- Court: Supreme Court of Illinois
- Full case name: JON P. BOUB, Appellant, v. TOWNSHIP OF WAYNE et al., Appellees
- Decided: October 22, 1998
- Citation: 183 Ill. 2d 520, 702 N.E.2d 535 (1998)

Court membership
- Judges sitting: Miller (and 3 others); Heiple, Harrison, Nickels—dissenting

Case opinions
- Municipalities are not liable for the damages that cyclist suffer on the roads

Keywords
- Liability; municipalities; roads; cyclists;

= Boub v. Township of Wayne =

Boub v. Township of Wayne is a ruling of the Supreme Court of Illinois made in 1998, where it was held that municipalities are not liable for the damage cyclists suffer on the poorly maintained roads. The cyclists were ruled "permitted, but not intended, users of the roads" in the state of Illinois. Under the state law, municipalities have a duty to maintain local roads in a safe condition. However, they are liable for damages only if the use of a road was both permitted and intended. The justices were sharply divided on the issue—four of them voted for the decision and three against. The dissenters called the decision "absurd and dangerous".

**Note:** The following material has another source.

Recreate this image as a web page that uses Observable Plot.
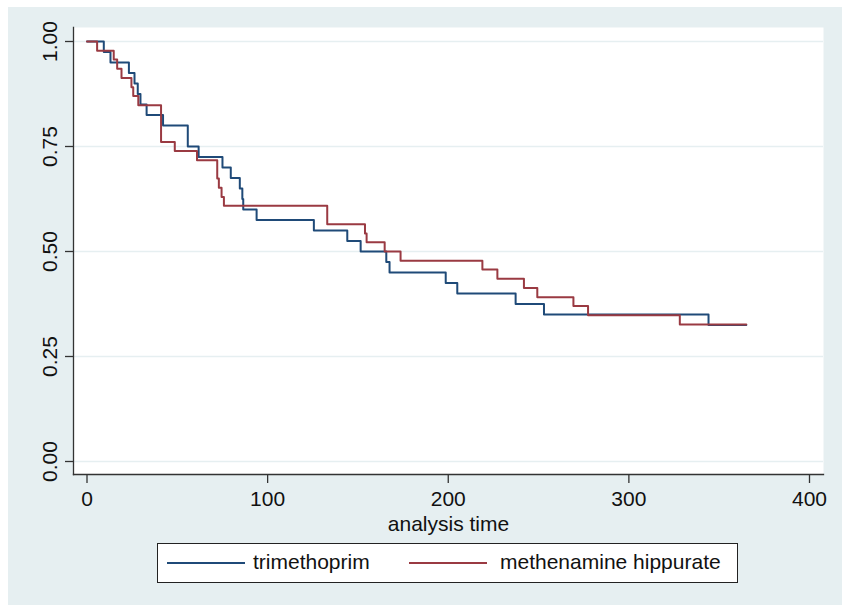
<!DOCTYPE html>
<html>
<head>
<meta charset="utf-8">
<script src="https://cdn.jsdelivr.net/npm/d3@7"></script>
<script src="https://cdn.jsdelivr.net/npm/@observablehq/plot@0.6"></script>
<style>
  html, body { margin: 0; padding: 0; background: #fff; }
  #wrap {
    position: relative; width: 842px; height: 605px; overflow: hidden;
    background: #e6eff1; box-shadow: inset 8px 7px 0 #fff;
    font-family: "Liberation Sans", Arial, sans-serif;
  }
  #wrap svg { display: block; background: transparent; }
  #legend {
    position: absolute; left: 157px; top: 543px; width: 581px; height: 40px;
    box-sizing: border-box; border: 1.5px solid #222; background: #fff;
    font-size: 21px; color: #111;
  }
  #legend .sw { position: absolute; top: 18px; height: 2px; }
  #legend .lb { position: absolute; top: 6px; line-height: 24px; white-space: nowrap; }
</style>
</head>
<body>
<div id="wrap"><div id="legend"></div></div>
<script>
// Kaplan–Meier survival estimates
const seriesNames = ["trimethoprim", "methenamine hippurate"];
const seriesColors = ["#1f4a78", "#9a3a42"];

const trimTime = [0, 9.3, 13.0, 23.2, 26.3, 28.1, 29.6, 33.0, 42.1, 55.8, 61.8, 75.0, 79.6, 84.6, 86.0, 86.5, 93.9, 125.6, 144.1, 151.5, 165.7, 167.5, 198.6, 205.0, 237.3, 253.0, 344.1, 365];
const trimSurv = [1, 0.975, 0.95, 0.925, 0.9, 0.875, 0.85, 0.825, 0.8, 0.75, 0.725, 0.7, 0.675, 0.65, 0.625, 0.6, 0.575, 0.55, 0.525, 0.5, 0.475, 0.45, 0.425, 0.4, 0.375, 0.35, 0.325, 0.325];

const methTime = [0, 5.6, 14.8, 16.7, 19.1, 24.6, 25.6, 28.4, 41.0, 48.6, 60.9, 72.1, 73.0, 74.5, 75.8, 133.0, 153.9, 154.8, 164.8, 173.6, 218.9, 227.2, 241.9, 249.3, 269.3, 277.4, 328.2, 365];
const methSurv = [1, 0.978, 0.957, 0.935, 0.913, 0.891, 0.870, 0.848, 0.761, 0.739, 0.717, 0.674, 0.652, 0.630, 0.609, 0.565, 0.543, 0.522, 0.500, 0.478, 0.457, 0.435, 0.413, 0.391, 0.370, 0.348, 0.326, 0.326];

const xTicks = [0, 100, 200, 300, 400];
const yTicks = [0, 0.25, 0.5, 0.75, 1];
const xTitle = "analysis time";

const rows = [
  ...trimTime.map((t, i) => ({t, s: trimSurv[i], g: seriesNames[0]})),
  ...methTime.map((t, i) => ({t, s: methSurv[i], g: seriesNames[1]}))
];

const axisColor = "#333";
const chart = Plot.plot({
  width: 842,
  height: 535,
  marginLeft: 73,
  marginRight: 19,
  marginTop: 27,
  marginBottom: 61,
  style: {fontFamily: "Liberation Sans, Arial, sans-serif", background: "transparent", overflow: "visible"},
  x: {domain: [0, 400], insetLeft: 13.5, insetRight: 14},
  y: {domain: [0, 1], insetTop: 14, insetBottom: 13},
  color: {domain: seriesNames, range: seriesColors},
  marks: [
    Plot.frame({fill: "#fff", stroke: null}),
    Plot.gridY(yTicks, {stroke: "#e6eff1", strokeOpacity: 1, strokeWidth: 1.5}),
    Plot.frame({anchor: "left", stroke: axisColor, strokeWidth: 1.3}),
    Plot.frame({anchor: "bottom", stroke: axisColor, strokeWidth: 1.3}),
    Plot.axisX({ticks: xTicks, tickSize: 9, tickPadding: 8, fontSize: 21, label: null, stroke: axisColor, fill: "#111", strokeWidth: 1.3}),
    Plot.axisY({ticks: yTicks, tickFormat: d3.format(".2f"), tickSize: 8, tickPadding: 9, tickRotate: -90, fontSize: 21, label: null, stroke: axisColor, fill: "#111", strokeWidth: 1.3}),
    Plot.line(rows, {x: "t", y: "s", z: "g", stroke: "g", curve: "step-after", strokeWidth: 2}),
    Plot.text([xTitle], {frameAnchor: "bottom", dy: 56, fontSize: 21, fill: "#111"})
  ]
});
const wrap = document.getElementById("wrap");
wrap.insertBefore(chart, wrap.firstChild);

const legend = document.getElementById("legend");
const items = [
  {sw: 9, lb: 95},
  {sw: 251, lb: 342}
];
seriesNames.forEach((name, i) => {
  const sw = document.createElement("div");
  sw.className = "sw";
  sw.style.left = items[i].sw + "px";
  sw.style.width = "78px";
  sw.style.background = seriesColors[i];
  legend.appendChild(sw);
  const lb = document.createElement("div");
  lb.className = "lb";
  lb.style.left = items[i].lb + "px";
  lb.textContent = name;
  legend.appendChild(lb);
});
</script>
</body>
</html>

The case originated from an incident on September 8, 1992 in which the cyclist Jon Boub was riding over a bridge in the Township of Wayne, DuPage County. The bridge was being renovated at the time, and the asphalt had been partially removed from the road bed, revealing gaps between the wooden planks. When the front wheel of the Boub's bike "became stuck between two of the planks", he was thrown off the bike, hit the steel railing of the bridge, and received severe injuries. Boub sued the Township of Wayne on September 23, 1993 claiming negligence on the part of the municipality. The lawsuit was dismissed by the lower courts and subsequently appealed to the Supreme Court of Illinois.

==Effect==
The decision created a disincentive for Illinois municipalities to declare roads safe for cyclists. Over a seven-year period, the Illinois General Assembly tried several times to change the law, without success.